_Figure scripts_
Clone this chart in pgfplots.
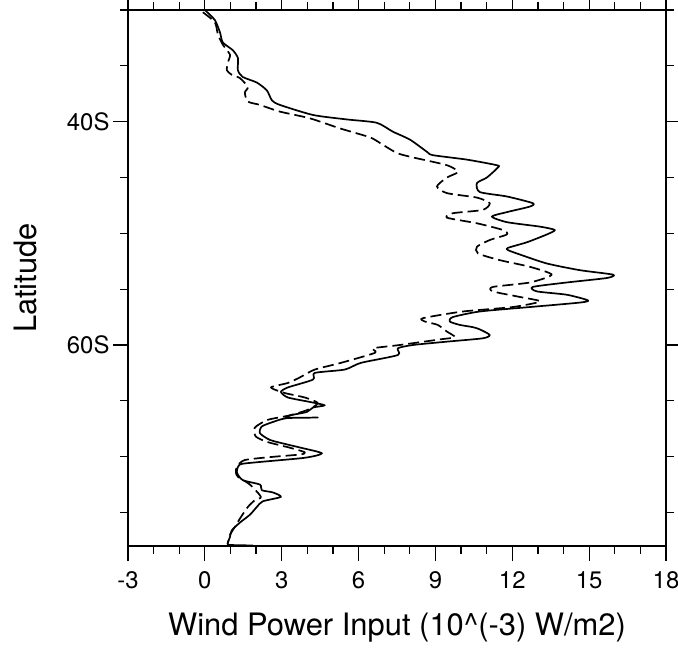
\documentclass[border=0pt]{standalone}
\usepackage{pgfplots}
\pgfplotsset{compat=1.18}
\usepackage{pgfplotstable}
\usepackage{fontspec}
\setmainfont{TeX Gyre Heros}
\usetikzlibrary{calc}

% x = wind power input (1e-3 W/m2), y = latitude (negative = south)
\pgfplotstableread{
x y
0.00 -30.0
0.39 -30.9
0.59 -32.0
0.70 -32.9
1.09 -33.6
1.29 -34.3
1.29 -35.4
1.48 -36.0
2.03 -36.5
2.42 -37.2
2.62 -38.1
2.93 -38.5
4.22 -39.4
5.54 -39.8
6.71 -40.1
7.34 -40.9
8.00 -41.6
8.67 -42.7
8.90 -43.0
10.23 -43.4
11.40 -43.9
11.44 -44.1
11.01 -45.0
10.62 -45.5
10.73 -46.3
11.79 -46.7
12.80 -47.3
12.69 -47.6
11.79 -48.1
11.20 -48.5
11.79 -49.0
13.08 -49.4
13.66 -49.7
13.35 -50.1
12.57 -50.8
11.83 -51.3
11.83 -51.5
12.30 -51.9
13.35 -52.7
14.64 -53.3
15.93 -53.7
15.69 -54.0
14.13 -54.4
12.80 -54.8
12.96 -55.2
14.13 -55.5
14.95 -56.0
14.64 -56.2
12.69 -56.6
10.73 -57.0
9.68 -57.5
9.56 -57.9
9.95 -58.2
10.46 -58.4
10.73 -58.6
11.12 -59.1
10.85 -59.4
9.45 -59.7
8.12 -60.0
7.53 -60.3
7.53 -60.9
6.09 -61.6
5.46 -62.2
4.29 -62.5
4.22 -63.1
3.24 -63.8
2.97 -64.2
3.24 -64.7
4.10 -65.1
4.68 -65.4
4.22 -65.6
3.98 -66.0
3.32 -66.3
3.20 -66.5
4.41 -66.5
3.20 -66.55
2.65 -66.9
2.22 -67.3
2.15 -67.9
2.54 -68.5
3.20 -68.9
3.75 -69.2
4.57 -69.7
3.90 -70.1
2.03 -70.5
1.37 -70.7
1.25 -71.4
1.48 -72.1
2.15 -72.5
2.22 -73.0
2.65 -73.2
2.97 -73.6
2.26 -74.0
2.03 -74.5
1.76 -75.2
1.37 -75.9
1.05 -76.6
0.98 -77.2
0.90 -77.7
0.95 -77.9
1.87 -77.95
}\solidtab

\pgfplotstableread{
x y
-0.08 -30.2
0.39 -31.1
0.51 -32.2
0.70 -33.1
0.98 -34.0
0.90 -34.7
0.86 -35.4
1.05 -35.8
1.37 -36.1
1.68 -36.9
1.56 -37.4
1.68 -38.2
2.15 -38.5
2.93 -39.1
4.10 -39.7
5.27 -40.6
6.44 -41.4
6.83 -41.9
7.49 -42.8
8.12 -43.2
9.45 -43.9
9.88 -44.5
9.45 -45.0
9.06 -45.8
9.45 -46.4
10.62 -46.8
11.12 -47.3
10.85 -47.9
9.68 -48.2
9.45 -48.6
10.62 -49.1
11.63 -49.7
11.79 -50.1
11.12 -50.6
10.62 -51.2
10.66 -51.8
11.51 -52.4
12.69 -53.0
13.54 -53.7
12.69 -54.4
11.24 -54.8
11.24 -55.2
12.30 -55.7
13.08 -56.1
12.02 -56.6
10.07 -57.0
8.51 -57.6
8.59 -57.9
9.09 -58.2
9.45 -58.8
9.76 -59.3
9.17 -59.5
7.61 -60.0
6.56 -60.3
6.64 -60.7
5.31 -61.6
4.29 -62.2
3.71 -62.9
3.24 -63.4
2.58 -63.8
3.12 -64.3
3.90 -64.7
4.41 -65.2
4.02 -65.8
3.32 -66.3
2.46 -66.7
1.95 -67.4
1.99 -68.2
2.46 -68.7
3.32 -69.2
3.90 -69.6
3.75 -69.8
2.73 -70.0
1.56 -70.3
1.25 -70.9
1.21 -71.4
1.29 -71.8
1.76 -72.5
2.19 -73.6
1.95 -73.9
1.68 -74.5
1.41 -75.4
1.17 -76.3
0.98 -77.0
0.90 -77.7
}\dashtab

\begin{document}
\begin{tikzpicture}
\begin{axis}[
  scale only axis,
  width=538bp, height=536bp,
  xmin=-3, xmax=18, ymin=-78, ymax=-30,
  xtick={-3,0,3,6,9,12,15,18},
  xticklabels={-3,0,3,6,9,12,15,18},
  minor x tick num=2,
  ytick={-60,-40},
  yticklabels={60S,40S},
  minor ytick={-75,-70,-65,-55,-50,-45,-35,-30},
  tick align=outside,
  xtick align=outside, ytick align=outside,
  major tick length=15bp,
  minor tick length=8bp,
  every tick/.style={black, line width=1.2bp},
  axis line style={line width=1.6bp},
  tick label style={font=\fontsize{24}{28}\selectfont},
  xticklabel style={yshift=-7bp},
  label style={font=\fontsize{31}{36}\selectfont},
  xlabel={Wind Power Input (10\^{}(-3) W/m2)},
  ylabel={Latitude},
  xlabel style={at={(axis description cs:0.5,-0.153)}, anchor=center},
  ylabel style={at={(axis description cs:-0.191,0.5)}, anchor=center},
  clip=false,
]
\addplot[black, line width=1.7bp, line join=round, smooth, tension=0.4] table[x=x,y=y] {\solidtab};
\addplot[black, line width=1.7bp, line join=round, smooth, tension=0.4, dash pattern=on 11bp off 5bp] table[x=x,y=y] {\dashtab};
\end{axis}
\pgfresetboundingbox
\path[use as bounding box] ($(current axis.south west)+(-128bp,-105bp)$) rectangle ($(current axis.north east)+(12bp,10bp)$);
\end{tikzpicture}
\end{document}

...

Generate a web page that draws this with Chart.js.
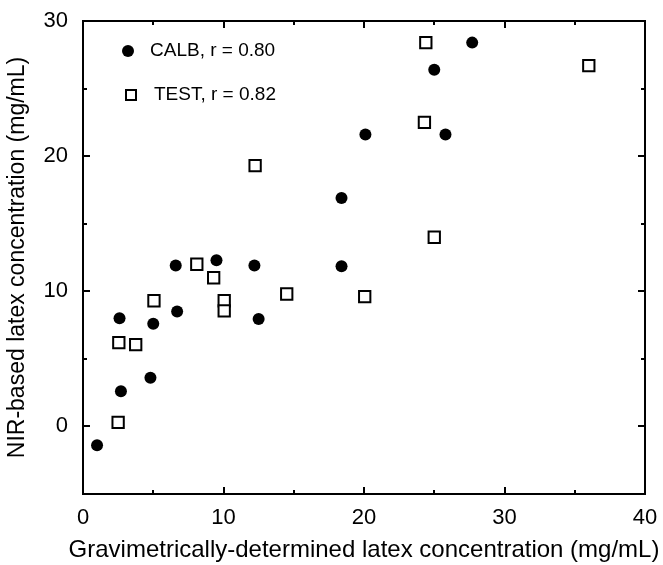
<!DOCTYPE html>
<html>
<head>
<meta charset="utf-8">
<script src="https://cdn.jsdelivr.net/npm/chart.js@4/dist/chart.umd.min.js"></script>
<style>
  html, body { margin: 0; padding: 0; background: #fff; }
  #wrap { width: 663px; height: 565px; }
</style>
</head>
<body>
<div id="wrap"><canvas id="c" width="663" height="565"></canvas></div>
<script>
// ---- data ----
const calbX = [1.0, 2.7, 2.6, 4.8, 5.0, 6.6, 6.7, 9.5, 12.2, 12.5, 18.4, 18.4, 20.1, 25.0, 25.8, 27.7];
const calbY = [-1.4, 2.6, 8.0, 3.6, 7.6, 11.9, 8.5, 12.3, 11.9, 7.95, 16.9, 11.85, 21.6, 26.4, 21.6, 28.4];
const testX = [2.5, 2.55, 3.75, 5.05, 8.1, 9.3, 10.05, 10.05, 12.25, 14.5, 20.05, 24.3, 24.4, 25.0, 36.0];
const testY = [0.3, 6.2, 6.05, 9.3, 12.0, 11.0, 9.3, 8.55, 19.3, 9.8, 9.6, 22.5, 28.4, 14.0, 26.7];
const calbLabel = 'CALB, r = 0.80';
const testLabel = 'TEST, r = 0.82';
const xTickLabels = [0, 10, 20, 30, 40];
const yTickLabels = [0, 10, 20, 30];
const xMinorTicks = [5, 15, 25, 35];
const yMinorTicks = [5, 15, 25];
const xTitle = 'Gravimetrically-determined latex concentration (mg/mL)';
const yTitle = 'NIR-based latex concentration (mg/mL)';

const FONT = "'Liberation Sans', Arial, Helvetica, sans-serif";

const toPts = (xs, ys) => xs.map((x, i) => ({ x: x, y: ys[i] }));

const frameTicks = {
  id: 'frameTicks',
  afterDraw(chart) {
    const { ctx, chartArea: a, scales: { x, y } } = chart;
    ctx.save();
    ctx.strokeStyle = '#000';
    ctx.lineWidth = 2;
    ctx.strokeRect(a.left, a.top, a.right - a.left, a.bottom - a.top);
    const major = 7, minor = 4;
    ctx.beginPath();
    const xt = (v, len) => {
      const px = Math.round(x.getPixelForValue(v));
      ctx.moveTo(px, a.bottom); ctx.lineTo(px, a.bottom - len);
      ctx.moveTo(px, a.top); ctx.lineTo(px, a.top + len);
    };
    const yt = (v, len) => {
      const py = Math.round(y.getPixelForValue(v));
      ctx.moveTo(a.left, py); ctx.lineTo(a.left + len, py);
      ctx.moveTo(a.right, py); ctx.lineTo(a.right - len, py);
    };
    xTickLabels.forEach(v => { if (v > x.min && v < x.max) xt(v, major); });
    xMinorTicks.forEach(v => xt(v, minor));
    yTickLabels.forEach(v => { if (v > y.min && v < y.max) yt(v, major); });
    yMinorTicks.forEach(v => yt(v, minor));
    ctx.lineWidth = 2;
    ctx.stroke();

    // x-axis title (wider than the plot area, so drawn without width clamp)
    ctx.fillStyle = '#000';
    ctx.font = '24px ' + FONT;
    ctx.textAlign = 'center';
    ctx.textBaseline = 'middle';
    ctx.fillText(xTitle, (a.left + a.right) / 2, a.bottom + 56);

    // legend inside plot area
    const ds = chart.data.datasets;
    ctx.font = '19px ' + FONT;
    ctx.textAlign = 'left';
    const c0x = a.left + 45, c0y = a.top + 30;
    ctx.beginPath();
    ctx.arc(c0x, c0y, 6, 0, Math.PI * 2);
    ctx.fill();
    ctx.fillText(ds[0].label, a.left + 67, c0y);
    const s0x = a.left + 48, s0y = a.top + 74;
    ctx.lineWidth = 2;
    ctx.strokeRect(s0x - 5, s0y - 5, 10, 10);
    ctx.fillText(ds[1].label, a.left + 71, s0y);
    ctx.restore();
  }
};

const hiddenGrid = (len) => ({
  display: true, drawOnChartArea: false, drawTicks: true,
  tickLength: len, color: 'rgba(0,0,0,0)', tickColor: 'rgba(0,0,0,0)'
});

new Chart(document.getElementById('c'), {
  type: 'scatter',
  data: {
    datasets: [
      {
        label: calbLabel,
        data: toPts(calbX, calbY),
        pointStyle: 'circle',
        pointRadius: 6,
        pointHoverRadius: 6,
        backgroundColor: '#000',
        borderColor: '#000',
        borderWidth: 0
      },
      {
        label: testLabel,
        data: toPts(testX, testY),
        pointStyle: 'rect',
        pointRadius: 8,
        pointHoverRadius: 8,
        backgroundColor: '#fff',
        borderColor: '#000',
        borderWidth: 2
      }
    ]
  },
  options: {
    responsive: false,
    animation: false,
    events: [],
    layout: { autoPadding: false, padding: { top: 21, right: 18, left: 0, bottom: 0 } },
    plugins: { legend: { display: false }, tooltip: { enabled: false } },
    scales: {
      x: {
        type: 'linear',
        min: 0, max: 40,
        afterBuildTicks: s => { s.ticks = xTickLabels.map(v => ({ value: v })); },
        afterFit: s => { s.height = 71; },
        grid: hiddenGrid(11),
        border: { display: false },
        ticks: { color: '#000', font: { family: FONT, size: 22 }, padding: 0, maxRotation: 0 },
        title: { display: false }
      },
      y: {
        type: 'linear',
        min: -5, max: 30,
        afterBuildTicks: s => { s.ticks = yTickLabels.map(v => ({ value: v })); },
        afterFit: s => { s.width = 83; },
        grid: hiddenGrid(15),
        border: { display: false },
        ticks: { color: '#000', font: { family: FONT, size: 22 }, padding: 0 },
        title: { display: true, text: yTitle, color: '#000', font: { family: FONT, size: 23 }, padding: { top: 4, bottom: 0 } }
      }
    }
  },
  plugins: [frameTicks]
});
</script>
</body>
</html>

_WHAT NEEDS TO BE DONE_
Retype only the lines above from the one with "Generate a web" through the one with "const toPts = (xs, ys)", exactly and with both ends. Images stay out.

_RESULT_
Generate a web page that draws this with Chart.js.
<!DOCTYPE html>
<html>
<head>
<meta charset="utf-8">
<script src="https://cdn.jsdelivr.net/npm/chart.js@4/dist/chart.umd.min.js"></script>
<style>
  html, body { margin: 0; padding: 0; background: #fff; }
  #wrap { width: 663px; height: 565px; }
</style>
</head>
<body>
<div id="wrap"><canvas id="c" width="663" height="565"></canvas></div>
<script>
// ---- data ----
const calbX = [1.0, 2.7, 2.6, 4.8, 5.0, 6.6, 6.7, 9.5, 12.2, 12.5, 18.4, 18.4, 20.1, 25.0, 25.8, 27.7];
const calbY = [-1.4, 2.6, 8.0, 3.6, 7.6, 11.9, 8.5, 12.3, 11.9, 7.95, 16.9, 11.85, 21.6, 26.4, 21.6, 28.4];
const testX = [2.5, 2.55, 3.75, 5.05, 8.1, 9.3, 10.05, 10.05, 12.25, 14.5, 20.05, 24.3, 24.4, 25.0, 36.0];
const testY = [0.3, 6.2, 6.05, 9.3, 12.0, 11.0, 9.3, 8.55, 19.3, 9.8, 9.6, 22.5, 28.4, 14.0, 26.7];
const calbLabel = 'CALB, r = 0.80';
const testLabel = 'TEST, r = 0.82';
const xTickLabels = [0, 10, 20, 30, 40];
const yTickLabels = [0, 10, 20, 30];
const xMinorTicks = [5, 15, 25, 35];
const yMinorTicks = [5, 15, 25];
const xTitle = 'Gravimetrically-determined latex concentration (mg/mL)';
const yTitle = 'NIR-based latex concentration (mg/mL)';

const FONT = "'Liberation Sans', Arial, Helvetica, sans-serif";

const toPts = (xs, ys) => xs.map((x, i) => ({ x: x, y: ys[i] }));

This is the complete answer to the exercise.